If the informant had expressly stated that he had seen the facts reported to Detective Christmas an arrest warrant or a search warrant based on this information clearly would have been valid. Jones v. United States, 362 U.S. 257, 267-269, 80 S. Ct. 725, 734-735, 4 L. Ed. 2d 697, 705-706 (1960); McCray v. State of Illinois, 386 U.S. 300, 303-304, 87 S. Ct. 1056, 1058-1059, 18 L. Ed. 2d 62, 66 (1967). But the officers could reasonably infer that he had personally seen the facts which he reported. His method of operating with the police so indicated.

In three other instances within the preceding several weeks the informant had reported to Detective Christmas that certain persons were selling narcotics on the streets. He would telephone that such a person, whom he would describe, was then at a certain place with drugs "on him". Upon receipt of this information the officer would proceed to the designated location and arrest the described suspect for possession of narcotics. In one case there had been sufficient time to get an arrest warrant; in the other two cases warrantless arrests had been made, illegal drugs had been found on the suspects, and subsequently they had been convicted.

Under these circumstances Detective Christmas could have been criticized or even charged with dereliction of duty if he had not acted instantly on his informant's tip. With an out-of-state car then leaving Tunstall Avenue the officer could not have been expected to let it escape while he cross-examined his informant to elicit further details about the "underlying circumstances" that prompted the report. He had no time to obtain an arrest or search warrant from a magistrate. In acting promptly we believe that Detective Christmas also acted reasonably.

We conclude that when an officer receives from a known reliable informant a report that a felony is being committed that is so detailed as to raise an inference either of personal observation or of acquisition of the information in a reliable way then the officer has probable cause to arrest under the Draper, Aguilar and Spinelli line of cases. Likewise, when an officer receives from a known reliable informant a similarly detailed report that a *157 car contains narcotics he has probable cause to search the vehicle without a warrant under Chambers v. Maroney, supra.

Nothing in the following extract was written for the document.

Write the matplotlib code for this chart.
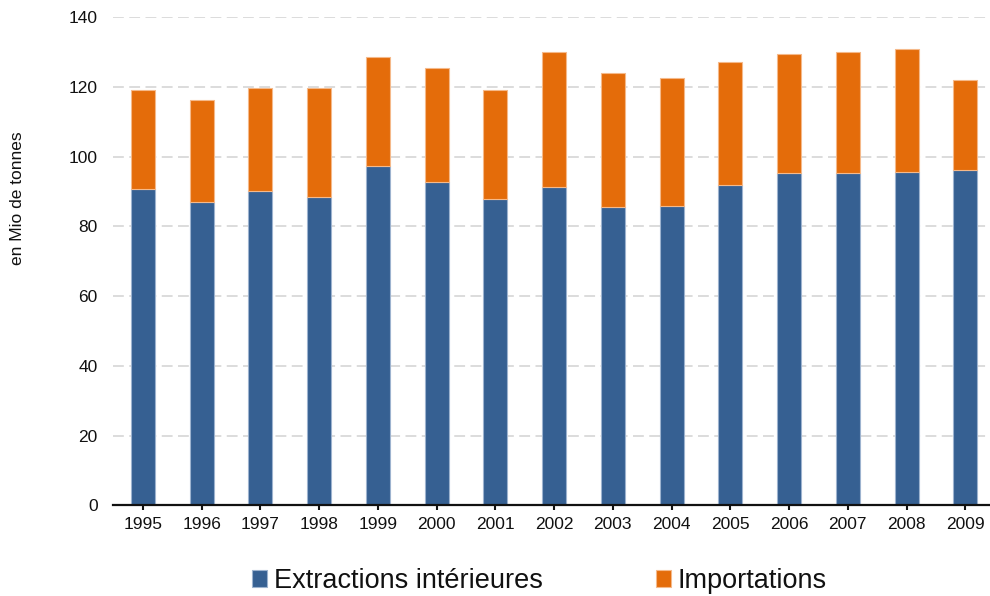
import matplotlib
matplotlib.use("Agg")
import matplotlib.pyplot as plt
import numpy as np

years = ["1995", "1996", "1997", "1998", "1999", "2000", "2001", "2002",
         "2003", "2004", "2005", "2006", "2007", "2008", "2009"]
extractions = [90.8, 87.0, 90.3, 88.4, 97.3, 92.8, 88.0, 91.3,
               85.5, 85.9, 91.8, 95.2, 95.2, 95.7, 96.2]
totals = [119.2, 116.4, 119.7, 119.7, 128.5, 125.5, 119.2, 130.1,
          124.1, 122.6, 127.1, 129.5, 130.1, 131.0, 122.1]
importations = [t - e for t, e in zip(totals, extractions)]

plt.rcParams['font.family'] = ['Liberation Sans', 'DejaVu Sans']

fig = plt.figure(figsize=(9.9, 5.96), dpi=100)
ax = fig.add_axes([0.1141, 0.152, 0.8859, 0.819])

x = np.arange(len(years))
w = 0.41
blue = "#366092"
orange = "#E46C0A"
ax.bar(x, extractions, w, color=blue, edgecolor="#9db3cf", linewidth=0.8,
       label="Extractions intérieures", zorder=3)
ax.bar(x, importations, w, bottom=extractions, color=orange, edgecolor="#f5b98a",
       linewidth=0.8, label="Importations", zorder=3)

ax.set_ylim(0, 140)
ax.set_xlim(-0.51, 14.42)
ax.set_yticks(range(0, 141, 20))
ax.yaxis.grid(True, color="#d9d9d9", linestyle=(0, (6, 3)), linewidth=1.3, zorder=0)
ax.set_axisbelow(True)
for s in ["top", "right", "left"]:
    ax.spines[s].set_visible(False)
ax.spines["bottom"].set_color("#111111")
ax.spines["bottom"].set_linewidth(1.6)
ax.spines["bottom"].set_zorder(4)
ax.set_xticks(x)
ax.set_xticklabels(years)
ax.tick_params(axis="x", length=3.5, width=1.5, color="#111111", labelsize=12.5, pad=5,
               labelcolor="#111111")
ax.tick_params(axis="y", length=0, labelsize=12.5, pad=11, labelcolor="#111111")

fig.text(0.018, 0.668, "en Mio de tonnes", rotation=90, ha="center", va="center",
         fontsize=12.5, color="#111111")

handles, labels = ax.get_legend_handles_labels()
fig.legend(handles, labels, loc="center", bbox_to_anchor=(0.545, 0.025),
           ncol=2, frameon=False, fontsize=19.5, handlelength=0.55, handleheight=0.55,
           handletextpad=0.25, columnspacing=4.2, borderpad=0, labelcolor="#111111")

fig.savefig("out.png", dpi=100)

The detailed information given to Detective Christmas by a reliable informant known to him, coupled with his own personal verification of much of this detail, meets both these tests of probable cause to our satisfaction.

As Detective Christmas had probable cause to arrest McKoy without a warrant the arrest was valid, and the contraband seized in the search of his vehicle incident to his arrest was admissible in evidence. See Fierst v. Commonwealth, 210 Va. 757, 761, 173 S.E.2d 807, 810-811 (1970). Moreover, even if the search was not incident to a lawful arrest, Detective Christmas had probable cause to search the McKoy car without a warrant for narcotics which he reasonably believed to be in it. Under either theory the warrantless search was valid and the stolen television set was admissible in evidence against McKoy.

Affirmed.

GORDON, Justice (concurring).

I agree that Chambers v. Maroney, 399 U.S. 42, 90 S. Ct. 1975, 26 L. Ed. 2d 419 (1970), supports affirmance.